Confidence Building In The Purchasing Power

We’ll skip the talk about the weather and stay on a positive note in this edition of the NAI Harcourts business section.

After a great couple of days at the Hx Harcourts Conference in Christchurch, we’re back in Whangarei with great additional insights into the commercial market. The Hx conference is a fantastic opportunity for us to network and compare notes and experiences with our NAI Harcourts counterparts all over the country and the globe.

Hx provided guest speakers who covered the likes of the current finance climate, construction climate and an overall performance review of the last year. We came away with interesting observations from BNZ who elaborated on the selection structure of their commercial loans. When comparing ‘owner/occupier’ loans to ‘commercial investment’ loans, there are significant differences to note. A strong company with a good trading record and cashflow can see a loan of over 60% of the purchase price approved to purchase their own commercial premises. A commercial investment loan on the other hand, will be subject to a more detailed assessment by the lender involving the tenants’ business track record, building quality and NBS rating, area assessment and more importantly the investment experience of the loan applicant. A key point is that a first-tier lender lends on cashflow first and on security second.
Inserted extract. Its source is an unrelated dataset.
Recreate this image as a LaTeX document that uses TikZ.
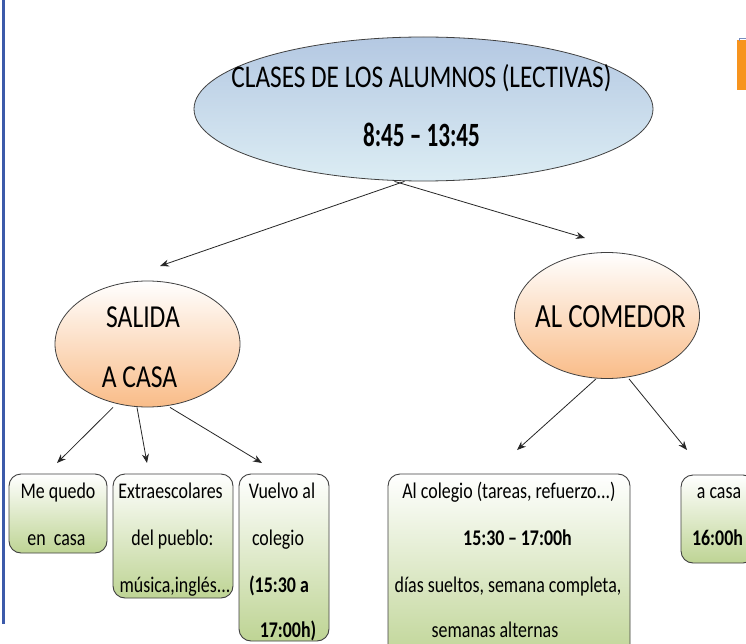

We can see how this has had an effect on the Whangarei market as we have sold a significant number of properties to owner/occupiers in the past year. With the interest of investors mixed into these marketing campaigns, the buying power has clearly been with the owner/occupiers. Some interesting stats are that Whangarei commercial properties still sell at between 5% and 7% returns. While the interest rate on a commercial loan hovers around 8%, it is only paid over the borrowed amount.

Another interesting occurrence currently is that you can now obtain a 5% return on a term deposit with a bank. Which seems tempting as it would take almost no effort to obtain that 5% increase. However, with a 6.7% current inflation rate, a term deposit might not create the return you set out to achieve. On top of that, your term deposit earnings are taxable and capital gains on commercial property are not.

Last year, various economists predicted a short-term peak in the interest rates. Australia is now reporting a steady commercial property market with a strong industrial market. The New Zealand market is showing similar trends, especially in industrial. In Whangarei, the rate of enquiry on properties for sale and for lease has increased over the last month. It’s great to see the confidence build in the purchasing power.